Dr. Mitra told me this story as we were talking about the impact of technology on culture earlier today. After speaking with innovators and educators for the past few months for MindShift, I told him it was becoming more and more clear to me that technology -- and the Internet specifically -- is changing the role of children and adults. In our past lives, children were meant to be seen, not heard. Even in recent generations, although kids have become much more the focus of parental attention, it's been more about what parents should do for kids, and how they should protect them from imminent danger. So it goes with education. The relationship between teacher and student went in one direction: the teacher teaches and the student learns.

The Internet -- the wonderful world wide web -- is subverting these relationships. Kids can now find out about any subject under the sun on their own, if they have the right tool. And this can be unsettling for everyone, certainly parents and teachers.
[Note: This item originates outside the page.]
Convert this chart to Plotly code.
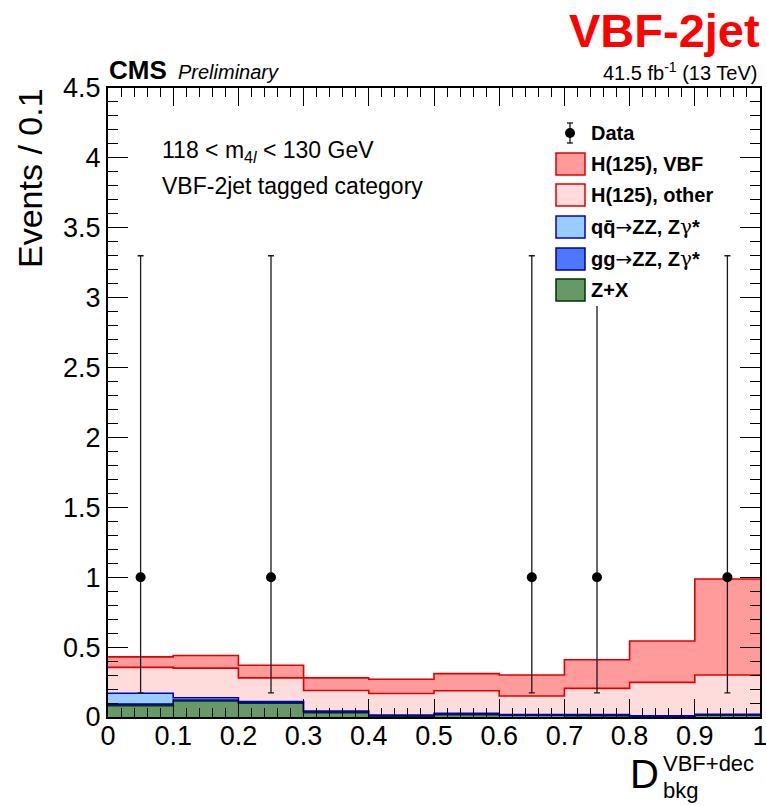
import plotly.graph_objects as go

# ---------------- data ----------------
bin_edges = [0.0, 0.1, 0.2, 0.3, 0.4, 0.5, 0.6, 0.7, 0.8, 0.9, 1.0]

# per-bin contributions (stacked bottom -> top)
z_plus_x = [0.080, 0.115, 0.098, 0.030, 0.005, 0.016, 0.012, 0.010, 0.003, 0.013]
gg_zz    = [0.012, 0.007, 0.007, 0.010, 0.007, 0.008, 0.004, 0.006, 0.004, 0.005]
qq_zz    = [0.078, 0.016, 0.005, 0.003, 0.002, 0.002, 0.002, 0.002, 0.001, 0.002]
h_other  = [0.185, 0.212, 0.170, 0.147, 0.154, 0.162, 0.132, 0.187, 0.240, 0.280]
h_vbf    = [0.075, 0.090, 0.090, 0.090, 0.102, 0.122, 0.150, 0.205, 0.296, 0.687]

data_x = [0.05, 0.25, 0.65, 0.75, 0.95]
data_y = [1, 1, 1, 1, 1]
data_err_hi = [2.30, 2.30, 2.30, 2.30, 2.30]
data_err_lo = [0.827, 0.827, 0.827, 0.827, 0.827]

x_ticks = [0, 0.1, 0.2, 0.3, 0.4, 0.5, 0.6, 0.7, 0.8, 0.9, 1]
x_ticklabels = ["0", "0.1", "0.2", "0.3", "0.4", "0.5", "0.6", "0.7", "0.8", "0.9", "1"]
y_ticks = [0, 0.5, 1, 1.5, 2, 2.5, 3, 3.5, 4, 4.5]
y_ticklabels = ["0", "0.5", "1", "1.5", "2", "2.5", "3", "3.5", "4", "4.5"]

# ---------------- styles ----------------
FONT = "Liberation Sans"
ARROW = '<span style="font-family:DejaVu Sans;font-weight:normal">→</span>'
GAMMA = '<span style="font-family:DejaVu Serif;font-weight:normal">γ</span>'
layers = [
    ("Z+X", z_plus_x, "#669966", "#003300"),
    ("gg" + ARROW + "ZZ, Z" + GAMMA + "*", gg_zz, "#4b78ff", "#000099"),
    ("qq̄" + ARROW + "ZZ, Z" + GAMMA + "*", qq_zz, "#99ccff", "#0000cc"),
    ("H(125), other", h_other, "#ffdcdc", "#e00000"),
    ("H(125), VBF", h_vbf, "#ff9b9b", "#e00000"),
]

fig = go.Figure()

cum = [0.0] * len(z_plus_x)
for i, (name, vals, fc, lc) in enumerate(layers):
    cum = [c + v for c, v in zip(cum, vals)]
    fig.add_trace(go.Scatter(
        x=bin_edges, y=cum + [cum[-1]], mode="lines", name=name,
        line=dict(shape="hv", color=lc, width=1.6),
        fill="tozeroy" if i == 0 else "tonexty", fillcolor=fc,
        showlegend=False, hoverinfo="skip"))

fig.add_trace(go.Scatter(
    x=data_x, y=data_y, mode="markers", name="Data",
    marker=dict(color="black", size=10),
    error_y=dict(type="data", symmetric=False, array=data_err_hi,
                 arrayminus=data_err_lo, color="#1a1a1a", thickness=1.3, width=3),
    showlegend=False))

# ---------------- layout ----------------
L, R, T, B = 108, 760, 88, 717
W, H = 766, 806

def px(p):
    return (p - L) / (R - L)

def py(p):
    return (B - p) / (B - T)

axis_common = dict(
    ticks="inside", tickcolor="black", tickwidth=1,
    showline=True, linecolor="black", linewidth=2, mirror="ticks",
    showgrid=False, zeroline=False, automargin=False, ticklabeloverflow="allow",
    tickfont=dict(family=FONT, size=27, color="black"),
)

fig.update_layout(
    width=W, height=H,
    margin=dict(l=L, r=W - R, t=T, b=H - B, autoexpand=False),
    plot_bgcolor="white", paper_bgcolor="white",
    showlegend=False,
    xaxis=dict(range=[0, 1], tickvals=x_ticks, ticktext=x_ticklabels, ticklen=18,
               ticklabelstandoff=-6,
               minor=dict(dtick=0.02, tick0=0, ticks="inside", ticklen=9,
                          tickcolor="black", tickwidth=1, showgrid=False),
               **axis_common),
    yaxis=dict(range=[0, 4.5], tickvals=y_ticks, ticktext=y_ticklabels, ticklen=20,
               minor=dict(dtick=0.1, tick0=0, ticks="inside", ticklen=10,
                          tickcolor="black", tickwidth=1, showgrid=False),
               **axis_common),
)

def note(text, x, y, size, xanchor="left", color="black", **kw):
    return dict(text=text, x=px(x), y=py(y), xref="paper", yref="paper",
                xanchor=xanchor, yanchor="middle", showarrow=False, borderpad=0,
                font=dict(family=FONT, size=size, color=color), **kw)

ann = []
ann.append(note("<b>VBF-2jet</b>", 761, 30, 47, xanchor="right", color="#ff0000"))
ann.append(note("<b>CMS</b>", 108, 70, 26))
ann.append(note("<i>Preliminary</i>", 177, 72, 20))
ann.append(note("41.5 fb<sup>-1</sup> (13 TeV)", 758, 71, 20, xanchor="right"))
ann.append(note("118 < m<sub>4<i>l</i></sub> < 130 GeV", 161, 151, 23))
ann.append(note("VBF-2jet tagged category", 161, 186, 23))
ann.append(note("Events / 0.1", 30, 178, 34, xanchor="center", textangle=-90))
# x-axis title D_bkg^{VBF+dec}
ann.append(note("D", 660, 774, 40, xanchor="right"))
ann.append(note("VBF+dec", 662, 763, 22))
ann.append(note("bkg", 662, 790, 22))

# ---------------- legend (drawn manually, styles from the layers) ----------------
shapes = []
shapes.append(dict(type="rect", xref="paper", yref="paper", layer="above",
                   x0=px(545), x1=px(716), y0=py(306), y1=py(114),
                   fillcolor="white", line=dict(width=0)))
# Data glyph
shapes.append(dict(type="line", xref="paper", yref="paper", layer="above",
                   x0=px(570), x1=px(570), y0=py(123), y1=py(143),
                   line=dict(color="black", width=1.2)))
for yy in (123, 143):
    shapes.append(dict(type="line", xref="paper", yref="paper", layer="above",
                       x0=px(567), x1=px(573), y0=py(yy), y1=py(yy),
                       line=dict(color="black", width=1.2)))
shapes.append(dict(type="circle", xref="paper", yref="paper", layer="above",
                   x0=px(565), x1=px(575), y0=py(138), y1=py(128),
                   fillcolor="black", line=dict(color="black", width=0)))
ann.append(note("<b>Data</b>", 590, 133, 20))

legend_rows = [layers[4], layers[3], layers[2], layers[1], layers[0]]
row_y = [164, 195, 227, 259, 290]
for (name, _, fc, lc), yc in zip(legend_rows, row_y):
    shapes.append(dict(type="rect", xref="paper", yref="paper", layer="above",
                       x0=px(556), x1=px(585), y0=py(yc + 11), y1=py(yc - 11),
                       fillcolor=fc, line=dict(color=lc, width=1.5)))
    ann.append(note("<b>" + name + "</b>", 590, yc, 20))

fig.update_layout(annotations=ann, shapes=shapes)

fig.write_html("out.html")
Dr. Mitra believes that somewhere in this shifting equation, allowing children to self-learn as parents and educators serve as guides rather than all-knowing sources of information, there's an answer in solving the problem of crime.

He believes that violence comes from a need for kids to get attention, and that there's a correlation between self-learning through technology and eradicating crime. He talks more about this in an interview we taped at the Big Ideas Fest today, which we'll post online in the next week or two.

Dr. Mitra hopes to be able to research this correlation further. Somewhere in these stories, he believes, there's a potentially life-changing lesson to be learned. We just have to listen to the kids.